## Entries shown
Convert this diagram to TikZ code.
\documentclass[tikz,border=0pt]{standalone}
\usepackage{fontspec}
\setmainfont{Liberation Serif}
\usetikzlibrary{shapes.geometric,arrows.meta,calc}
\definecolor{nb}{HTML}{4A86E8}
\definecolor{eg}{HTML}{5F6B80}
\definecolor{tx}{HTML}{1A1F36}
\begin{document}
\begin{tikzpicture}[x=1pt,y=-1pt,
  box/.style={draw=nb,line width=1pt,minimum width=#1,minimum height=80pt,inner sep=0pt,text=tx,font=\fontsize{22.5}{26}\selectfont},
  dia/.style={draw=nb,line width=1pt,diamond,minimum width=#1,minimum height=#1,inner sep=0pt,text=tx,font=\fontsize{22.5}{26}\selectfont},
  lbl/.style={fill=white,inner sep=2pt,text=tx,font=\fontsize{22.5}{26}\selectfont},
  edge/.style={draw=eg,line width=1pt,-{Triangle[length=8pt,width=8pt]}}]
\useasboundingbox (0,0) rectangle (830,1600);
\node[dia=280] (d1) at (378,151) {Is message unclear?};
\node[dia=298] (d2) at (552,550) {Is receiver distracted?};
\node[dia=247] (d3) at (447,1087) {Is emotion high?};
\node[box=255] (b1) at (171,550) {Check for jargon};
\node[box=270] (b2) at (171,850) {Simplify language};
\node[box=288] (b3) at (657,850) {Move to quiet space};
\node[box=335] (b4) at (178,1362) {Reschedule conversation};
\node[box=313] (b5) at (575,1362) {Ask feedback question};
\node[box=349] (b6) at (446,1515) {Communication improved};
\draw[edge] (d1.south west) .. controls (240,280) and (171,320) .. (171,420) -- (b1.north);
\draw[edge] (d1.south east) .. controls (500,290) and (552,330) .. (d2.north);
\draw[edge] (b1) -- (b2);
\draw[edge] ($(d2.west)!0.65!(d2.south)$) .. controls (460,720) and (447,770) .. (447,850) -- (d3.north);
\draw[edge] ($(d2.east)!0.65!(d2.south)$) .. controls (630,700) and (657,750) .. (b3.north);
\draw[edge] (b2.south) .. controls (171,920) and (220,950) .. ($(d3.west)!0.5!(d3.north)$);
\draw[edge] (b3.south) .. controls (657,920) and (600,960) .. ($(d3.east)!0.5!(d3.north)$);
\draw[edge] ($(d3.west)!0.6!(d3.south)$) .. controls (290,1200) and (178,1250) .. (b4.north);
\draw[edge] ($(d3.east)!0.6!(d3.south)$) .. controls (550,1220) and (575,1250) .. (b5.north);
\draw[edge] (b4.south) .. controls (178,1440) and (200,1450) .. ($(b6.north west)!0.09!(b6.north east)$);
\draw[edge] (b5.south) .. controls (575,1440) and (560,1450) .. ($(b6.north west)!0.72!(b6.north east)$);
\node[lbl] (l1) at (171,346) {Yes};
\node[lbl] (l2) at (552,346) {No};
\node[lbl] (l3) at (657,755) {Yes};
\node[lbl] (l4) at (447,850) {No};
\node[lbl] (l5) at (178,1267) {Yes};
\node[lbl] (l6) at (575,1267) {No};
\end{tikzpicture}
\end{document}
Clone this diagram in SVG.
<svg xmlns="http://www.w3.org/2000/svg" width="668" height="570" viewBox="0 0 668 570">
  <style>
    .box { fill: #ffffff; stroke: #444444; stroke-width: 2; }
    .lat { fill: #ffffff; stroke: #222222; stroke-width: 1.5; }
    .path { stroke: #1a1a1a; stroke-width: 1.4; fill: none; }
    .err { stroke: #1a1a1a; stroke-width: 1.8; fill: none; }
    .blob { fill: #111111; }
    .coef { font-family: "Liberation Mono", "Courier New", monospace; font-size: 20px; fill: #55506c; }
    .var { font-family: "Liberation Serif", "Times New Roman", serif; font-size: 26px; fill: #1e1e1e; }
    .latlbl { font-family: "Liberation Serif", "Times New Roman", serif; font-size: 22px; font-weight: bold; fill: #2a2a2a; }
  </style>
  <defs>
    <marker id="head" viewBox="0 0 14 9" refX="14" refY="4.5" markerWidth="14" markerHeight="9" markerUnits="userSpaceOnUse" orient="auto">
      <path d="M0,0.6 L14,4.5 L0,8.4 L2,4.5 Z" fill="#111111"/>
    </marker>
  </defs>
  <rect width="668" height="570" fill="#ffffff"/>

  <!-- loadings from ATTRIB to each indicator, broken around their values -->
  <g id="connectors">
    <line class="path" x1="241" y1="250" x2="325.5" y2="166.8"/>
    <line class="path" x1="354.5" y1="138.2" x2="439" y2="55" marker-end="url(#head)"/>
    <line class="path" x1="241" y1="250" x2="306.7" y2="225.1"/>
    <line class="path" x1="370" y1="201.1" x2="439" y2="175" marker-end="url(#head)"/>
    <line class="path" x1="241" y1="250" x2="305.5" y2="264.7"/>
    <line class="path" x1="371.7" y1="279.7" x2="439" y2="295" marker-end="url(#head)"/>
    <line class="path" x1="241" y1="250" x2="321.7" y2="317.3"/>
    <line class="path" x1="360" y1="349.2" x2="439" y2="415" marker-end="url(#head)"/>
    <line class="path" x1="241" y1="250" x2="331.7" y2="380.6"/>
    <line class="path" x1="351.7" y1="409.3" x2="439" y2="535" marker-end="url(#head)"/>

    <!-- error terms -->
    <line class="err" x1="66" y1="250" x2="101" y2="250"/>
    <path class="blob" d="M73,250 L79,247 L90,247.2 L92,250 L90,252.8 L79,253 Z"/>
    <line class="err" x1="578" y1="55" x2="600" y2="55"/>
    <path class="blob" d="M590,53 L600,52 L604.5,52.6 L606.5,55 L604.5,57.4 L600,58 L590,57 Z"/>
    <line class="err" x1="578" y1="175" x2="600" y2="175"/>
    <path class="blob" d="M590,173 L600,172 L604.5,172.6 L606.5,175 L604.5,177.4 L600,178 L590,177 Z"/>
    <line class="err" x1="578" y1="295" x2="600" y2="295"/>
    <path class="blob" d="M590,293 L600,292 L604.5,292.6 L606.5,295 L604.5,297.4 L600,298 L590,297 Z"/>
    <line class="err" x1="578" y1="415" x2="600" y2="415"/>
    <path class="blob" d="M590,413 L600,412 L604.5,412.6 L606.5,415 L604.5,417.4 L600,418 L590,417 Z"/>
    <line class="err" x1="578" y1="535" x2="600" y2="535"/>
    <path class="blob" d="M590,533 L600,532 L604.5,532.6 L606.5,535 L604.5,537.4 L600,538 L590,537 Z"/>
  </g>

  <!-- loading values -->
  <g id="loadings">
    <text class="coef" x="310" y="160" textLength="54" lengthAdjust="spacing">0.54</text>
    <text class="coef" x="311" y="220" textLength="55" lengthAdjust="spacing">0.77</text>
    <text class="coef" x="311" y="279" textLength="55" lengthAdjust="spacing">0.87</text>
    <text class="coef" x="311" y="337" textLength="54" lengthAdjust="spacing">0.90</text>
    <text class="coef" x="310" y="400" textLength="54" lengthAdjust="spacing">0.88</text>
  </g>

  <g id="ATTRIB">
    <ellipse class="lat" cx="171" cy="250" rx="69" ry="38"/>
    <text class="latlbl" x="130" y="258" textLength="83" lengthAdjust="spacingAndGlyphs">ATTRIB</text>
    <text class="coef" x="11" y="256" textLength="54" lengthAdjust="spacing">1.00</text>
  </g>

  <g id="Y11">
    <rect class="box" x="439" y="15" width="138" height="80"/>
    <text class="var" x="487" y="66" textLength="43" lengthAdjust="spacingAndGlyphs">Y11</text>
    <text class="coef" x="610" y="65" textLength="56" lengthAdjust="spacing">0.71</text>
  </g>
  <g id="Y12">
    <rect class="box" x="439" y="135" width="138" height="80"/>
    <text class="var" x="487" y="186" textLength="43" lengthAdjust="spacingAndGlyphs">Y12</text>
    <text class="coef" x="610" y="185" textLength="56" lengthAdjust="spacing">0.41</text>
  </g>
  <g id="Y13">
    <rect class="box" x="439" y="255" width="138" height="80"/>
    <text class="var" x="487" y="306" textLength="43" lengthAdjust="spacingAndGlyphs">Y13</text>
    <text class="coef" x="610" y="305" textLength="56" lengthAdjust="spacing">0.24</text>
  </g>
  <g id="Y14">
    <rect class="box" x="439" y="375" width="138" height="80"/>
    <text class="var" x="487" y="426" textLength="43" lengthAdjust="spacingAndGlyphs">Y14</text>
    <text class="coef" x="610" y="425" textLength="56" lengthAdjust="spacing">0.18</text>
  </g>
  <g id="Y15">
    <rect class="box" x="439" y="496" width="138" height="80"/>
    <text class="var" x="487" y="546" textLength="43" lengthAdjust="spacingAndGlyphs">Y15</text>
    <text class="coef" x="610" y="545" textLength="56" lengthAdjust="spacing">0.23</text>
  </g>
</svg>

## Exercise task
Copy each line containing the word "diagram" from the data.

## Full response
Convert this diagram to TikZ code.
Clone this diagram in SVG.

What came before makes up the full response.